El cónclave

Comienza el cónclave que elegirá al próximo papa. Históricamente, quizá se trate de la elección más antigua -más incluso que las elecciones democráticas-, aunque también la menos democrática que exista. Más bien se asemeja a las que se realizaban en el siglo de Pericles, donde sólo votaban los aristócratas, porque era una democracia esclavista. Los 133 cardenales reunidos, desfilando uno tras otro como si en realidad pensaran en Dios, nos recuerdan a la cena de los Sketsis en aquella película de Jim Henson y Frank Oz, Cristal oscuro. La iglesia hace mucho tiempo que pasó de moda, pese a que el papa Francisco la haya actualizado pensando lo que casi todo el mundo, católico o no, está dispuesto a admitir. En la iglesia se hacen grandes y falsas ceremonias para crear la apariencia de que la juventud conserva sentimientos religiosos, pese a que la juventud actual ya conserva muy pocas cosas, sean culturales, profundas, importantes o religiosas. Sin embargo, las apariencias hay que mantenerlas si se quiere poseer el poder, incluso dentro de una institución en la que las diferentes facciones siguen preguntándose si la iglesia ha de parecerse más a San Pedro o a Francisco, que admitió hasta la existencia de gente con diferentes inclinaciones sexuales, es decir, gente que no nace para reproducirse.

            El problema estriba en si la iglesia puede seguir esa tendencia inaugurada por Francisco. Esto supondría una renovación que niega cada uno de los rostros de los que van a elegir al nuevo papa, al menos vistos en televisión. Queda la iglesia monumental, la histórica, que nunca estuvo en la biblia, pero el hombre es incapaz de alojar ya nada que no pueda verse. Nada que no aparezca en su esquema de vida artificial, que es una vida que no comprende. De cualquier forma, el papado es automático, y el papa una de las figuras más hipotéticas que ha dado la historia. Ni siquiera la intromisión de la iglesia en el sistema educativo arroja ya vocaciones, y menos sentimientos religiosos. No porque no exista la religión, sino porque no existen los sentimientos. El gran problema que tiene la religión, desde hace decenios, es que a Cristo ya no somos capaces de comprenderlo. Si fuera así, haríamos revoluciones. Quizá muchos lo necesiten, pero nadie lo entiende, y menos los que acuden a él sin renunciar al materialismo, si es que al materialismo se puede renunciar.

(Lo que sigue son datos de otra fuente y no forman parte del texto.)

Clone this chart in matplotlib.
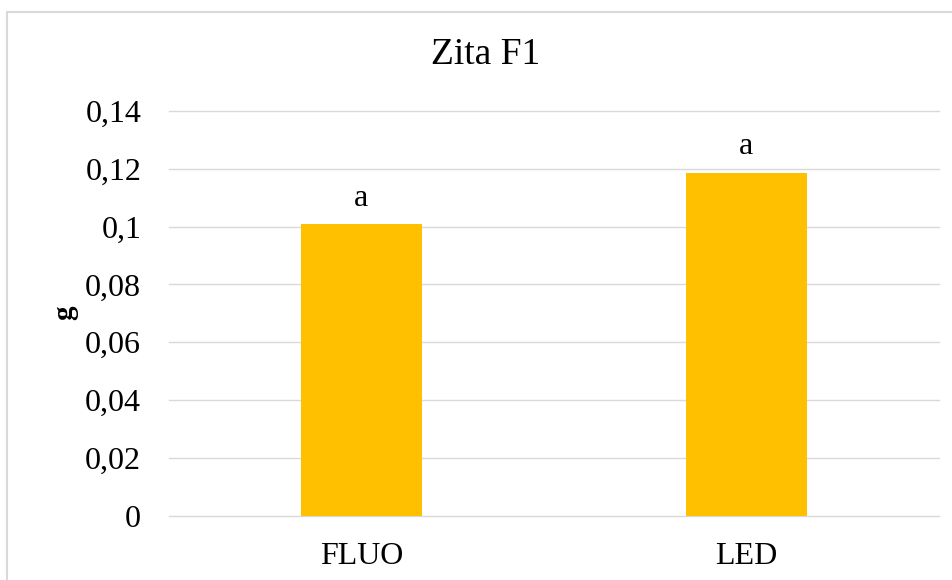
import matplotlib
matplotlib.use("Agg")
import matplotlib.pyplot as plt
from matplotlib.patches import Rectangle
from matplotlib.ticker import FuncFormatter

categories = ["FLUO", "LED"]
values = [0.1008, 0.1187]
letters = ["a", "a"]
title = "Zita F1"
ylabel = "g"
yticks = [0, 0.02, 0.04, 0.06, 0.08, 0.1, 0.12, 0.14]

plt.rcParams['font.family'] = ['Liberation Serif', 'DejaVu Serif']

fig = plt.figure(figsize=(9.53, 5.80), dpi=100)
ax = fig.add_axes([169/953, 1-515.7/580, (939-169)/953, (515.7-111)/580])

x = range(len(categories))
bars = ax.bar(x, values, width=0.312, color="#FFC000", zorder=3)
ax.set_xlim(-0.5, 1.5)
ax.set_ylim(0, 0.14)
ax.set_yticks(yticks)

def fmt(v, pos):
    s = f"{v:.2f}".rstrip("0").rstrip(".")
    return s.replace(".", ",")
ax.yaxis.set_major_formatter(FuncFormatter(fmt))
ax.set_xticks(list(x))
ax.set_xticklabels(categories)

for s in ax.spines.values():
    s.set_visible(False)
ax.grid(axis="y", color="#D9D9D9", linewidth=1.0, zorder=0)
for gl in ax.get_ygridlines():
    gl.set_clip_on(False)
ax.tick_params(axis="both", length=0, labelsize=23)
ax.tick_params(axis="y", pad=20)
ax.tick_params(axis="x", pad=19)

for xi, v, lab in zip(x, values, letters):
    ax.annotate(lab, (xi, v), xytext=(0, 8), textcoords="offset points",
                ha="center", va="bottom", fontsize=23)

fig.text(65/953, 1-313/580, ylabel, rotation=90, ha="center", va="center",
         fontsize=21, fontweight="bold")

fig.text(486/953, 1-55/580, title, ha="center", va="center", fontsize=27)

border = Rectangle((7/953, -0.1), 1.2, 1-12/580+0.1, transform=fig.transFigure,
                   fill=False, edgecolor="#D9D9D9", linewidth=1.5, clip_on=False)
fig.add_artist(border)

fig.savefig("out.png", dpi=100)
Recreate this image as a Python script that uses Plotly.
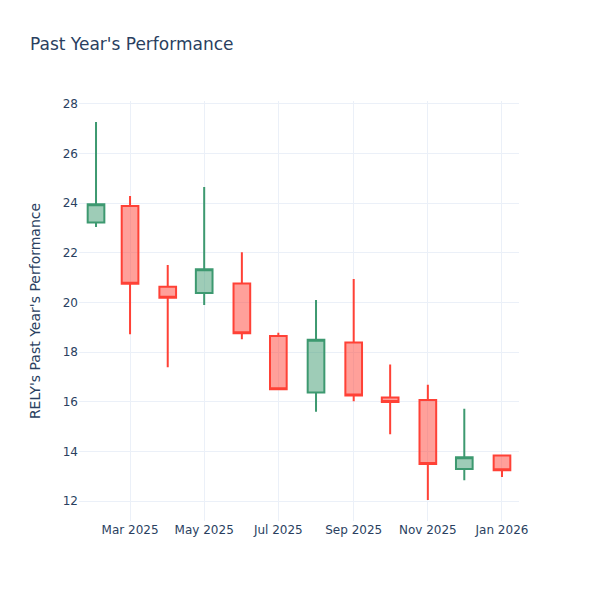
import plotly.graph_objects as go

dates = ["2025-02-01", "2025-03-01", "2025-04-01", "2025-05-01", "2025-06-01", "2025-07-01",
         "2025-08-01", "2025-09-01", "2025-10-01", "2025-11-01", "2025-12-01", "2026-01-01"]
open_ = [23.22, 23.89, 20.64, 20.38, 20.77, 18.65, 16.38, 18.39, 16.18, 16.08, 13.30, 13.84]
high = [27.27, 24.29, 21.51, 24.65, 22.03, 18.78, 20.10, 20.95, 17.51, 16.69, 15.72, 13.84]
low = [23.04, 18.72, 17.40, 19.90, 18.52, 16.48, 15.60, 16.03, 14.70, 12.05, 12.85, 12.98]
close = [23.96, 20.76, 20.19, 21.34, 18.76, 16.51, 18.50, 16.26, 16.00, 13.50, 13.77, 13.25]

fig = go.Figure(go.Candlestick(x=dates, open=open_, high=high, low=low, close=close))
fig.update_layout(
    template="plotly_white",
    font=dict(family="DejaVu Sans"),
    title=dict(text="Past Year's Performance", x=22 / 600, xanchor="left",
               y=1 - 36 / 600, yanchor="middle"),
    yaxis=dict(title=dict(text="RELY's Past Year's Performance", standoff=18)),
    xaxis_rangeslider_visible=False,
    width=600, height=600,
    margin=dict(l=71, r=89, t=93, b=87),
)
fig.write_html("out.html")
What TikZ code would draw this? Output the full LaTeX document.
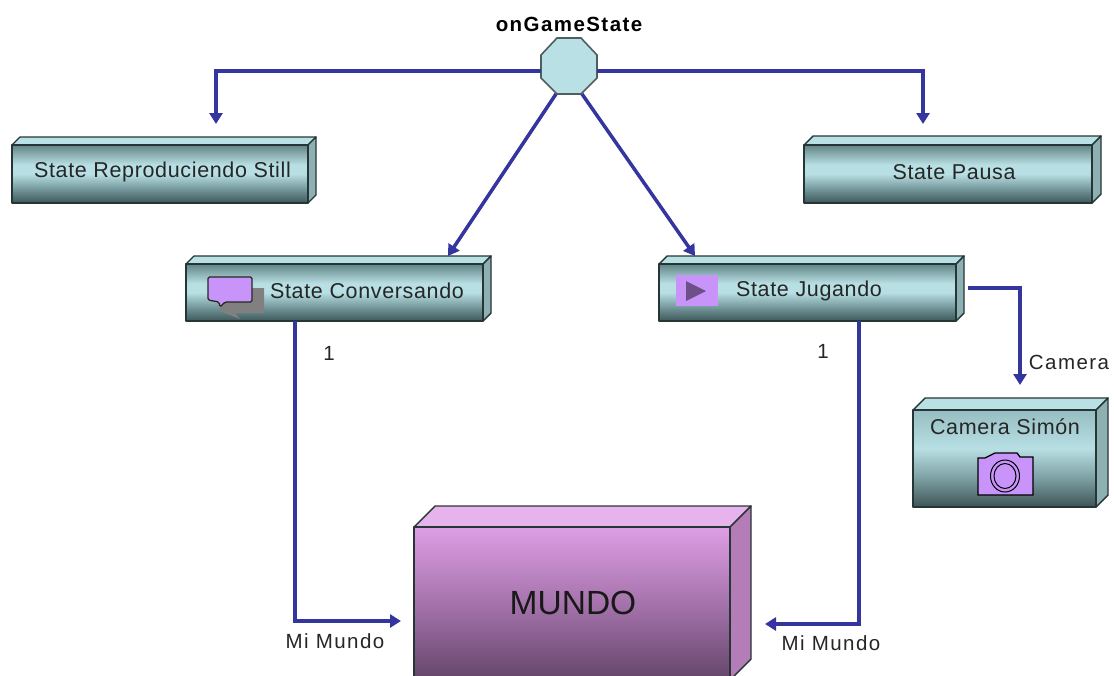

            Cierto: la iglesia se mantiene en el mundo a base de política, de comunidades cerradas a todo lo que no sea sus propios intereses. Pero el fin del mundo está asumido. Nadie cree ya en el infierno, en la resurrección de la carne, y Jesucristo cada vez está más cerca de Don Quijote. El fin del mundo ocurre todos los días, y nadie tiene el poder, ni el derecho de detenerlo. Hemos dejado de tener miedo, porque ya no contemplamos lo inevitable. Si el humanismo ha muerto, por qué Dios debe mantenerse en los altares, como no sea para sacarlo en procesión y aparentar que cada uno de los que lo adoran está pintado por Miguel Ángel. Las piedras básicas sobre las que se asentaba la mentalidad de los europeos, de los hombres en general, han sido demolidas por la desigualdad y la mentira. Así que lo que pesa hoy día sobre lo que somos es un gnosticismo desamparado y vacío. Se elegirá un nuevo papa, porque la basílica de San Pedro ha de estar ocupada por alguien. Otra cosa es que quien salga al balcón a proclamar la bendición Urbi et orbe haga que los que tiene a sus pies dejen de sentirse los hombres y las mujeres más abandonados del universo.